Service-level agreements exist in many industries where a supplier-customer relationship exists for a service that is provided by the supplier to the customer periodically. SLAs in information technology, in their current form, have been used since late 1980s by fixed-line telecom operators as part of their contracts with corporate customers.

A typical SLA may consist of the following components:

  • A definition of the services to be provided by the service provider to the client
  • Methods to measure performance
  • Protocols to manage problems
  • A list of customer duties
  • Warranties that need to be honored by the service provider
  • Procedures involved for disaster recovery
  • Process and policies regarding the termination of the agreement

The principles that have governed SLAs for decades are especially pertinent in the cloud-computing industry. It is important that organizations understand what a cloud service provider guarantees, as well as what they do not.

SLAs in Cloud Computing

SLAs have evolved over the years to cater to different types of IT services. The evolution of shared infrastructure services such as clouds have necessitated the use of strong service-level agreements. SLAs by definition can define any level of service, but a well-structured SLA will ideally1:

  • Codify the specific parameters and minimum levels required for each element of the service, as well as remedies for failure to meet those requirements.
  • Affirm the client's ownership of its data stored in the service provider's system and specify the client's rights to get it back.
  • Detail the system infrastructure and security standards to be maintained by the service provider, along with the client's rights to audit their compliance.
  • Specify the client's rights and cost to continue and discontinue using the cloud service provider's service.

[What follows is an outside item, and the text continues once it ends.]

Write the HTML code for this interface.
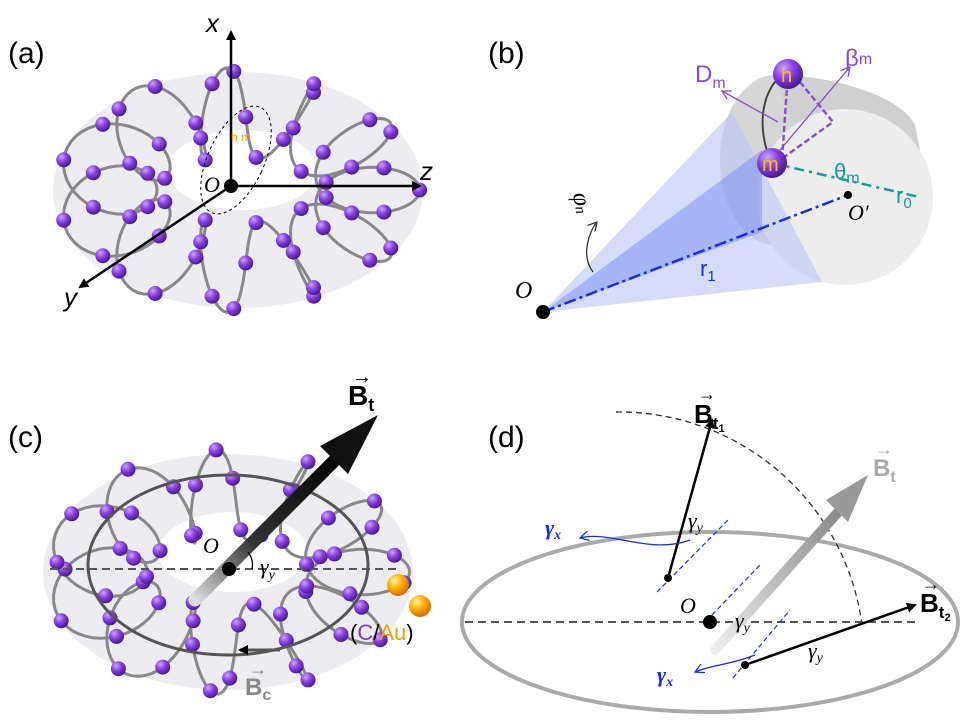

For cloud users, the most important element of an SLA is typically the guaranteed up-time, which varies by service and by provider. Up-time is usually measured in "nines," where three 9s, for example, means 99.9%, four 9s means 99.99%, and so on. Providers frequently offer service credits when SLAs are not met. Amazon, for example, provides customers with a 10% service credit if the monthly up-time for an Elastic Beanstalk instance falls below 99.99%, and a 30% credit if it falls below 99%. A figure such as 99% sounds high, but it means that a service could be unavailable for about 3.5 days per year. That's a long time for a company like Amazon or Expedia whose primary interface to its customers (and means of generating revenue) is via the web.

Up-time guarantees can also vary by configuration and by service tier. Microsoft, for example, guarantees that you will have connectivity to an Azure virtual machine at least 99.99% of the time, but only if two or more instances of the virtual machine are deployed across two or more availability zones in the same Azure region. In addition, some cloud services allow you to select from several service tiers, with higher tiers offering higher guaranteed up-times. In general, the higher the guaranteed up-time, the higher the cost.

Auditing in Cloud Computing

Although cloud computing provides numerous advantages, one of the main challenges is ensuring and verifying the reliability of cloud services. If a customer signs a service contract guaranteeing a certain level of availability, how does the customer know whether the provider is living up to the terms of the contract? For that matter, how does the cloud provider know?

Major cloud providers including Amazon, Microsoft, and Google hire third-party auditors to monitor their platforms for availability and other factors, including data security and confidentiality. The auditors produce SOC reports that comply with the American Institute of Certified Public Accountants (AICPA) Service Organization Controls (SOC) standard. SOC reports fall into three categories:

  • SOC 1 reports, which cover financial reporting
  • SOC 2 reports, which cover security, availability, and privacy
  • SOC 3 reports, which also cover security, availability, and privacy

SOC 1 and SOC 2 reports are generally private and are only made available to customers who have signed non-disclosure agreements (NDAs) with the cloud provider. SOC 3 reports are available to the public.

Major cloud providers also offer monitoring services to their clients. These services can be deployed along with IaaS, PaaS, and SaaS services to alert clients in near real-time if, for example, a web site goes down or a VM becomes unavailable. While the responsibility for meeting the terms of the SLA rests largely with the cloud provider, customers, too, can architect the solutions that they deploy to maximize availability -- for example, by employing failover mechanisms offered by the cloud provider to make sure that traffic to a database or VM that has become unavailable is redirected to a copy of that database or VM in another region.

Given the nature of cloud services, auditing and monitoring is necessary. This requires real-time monitoring and evaluation in order to trigger a rapid response to safeguard the client's service and reputation. In public clouds, this must be achieved while preventing the exposure of client data to other cloud clients. Near real-time auditing is rapidly evolving and becoming a requirement for reliable cloud computing services which will require audit trails and monitoring of service, performance, and security metrics among others.

References

  1. Thomas Trappler. If It's in the Cloud, Get It on Paper: Cloud Computing Contract Issues. https://www.educause.edu/ero/article/if-its-cloud-get-it-paper-cloud-computing-contract-issues

Check your knowledge

1.

Microsoft offers customers a 10% service credit if the monthly up-time for an Azure App Service falls below 99.95%. Assuming a month is 31 days long, how many minutes must an App Service be down in one month to trigger a credit?

2.

Suppose you build a solution consisting of two interconnected cloud services, each of which comes with an SLA guaranteeing that the service will be up at least 99.50% of the time. What is the expected minimum up-time for the solution as a whole?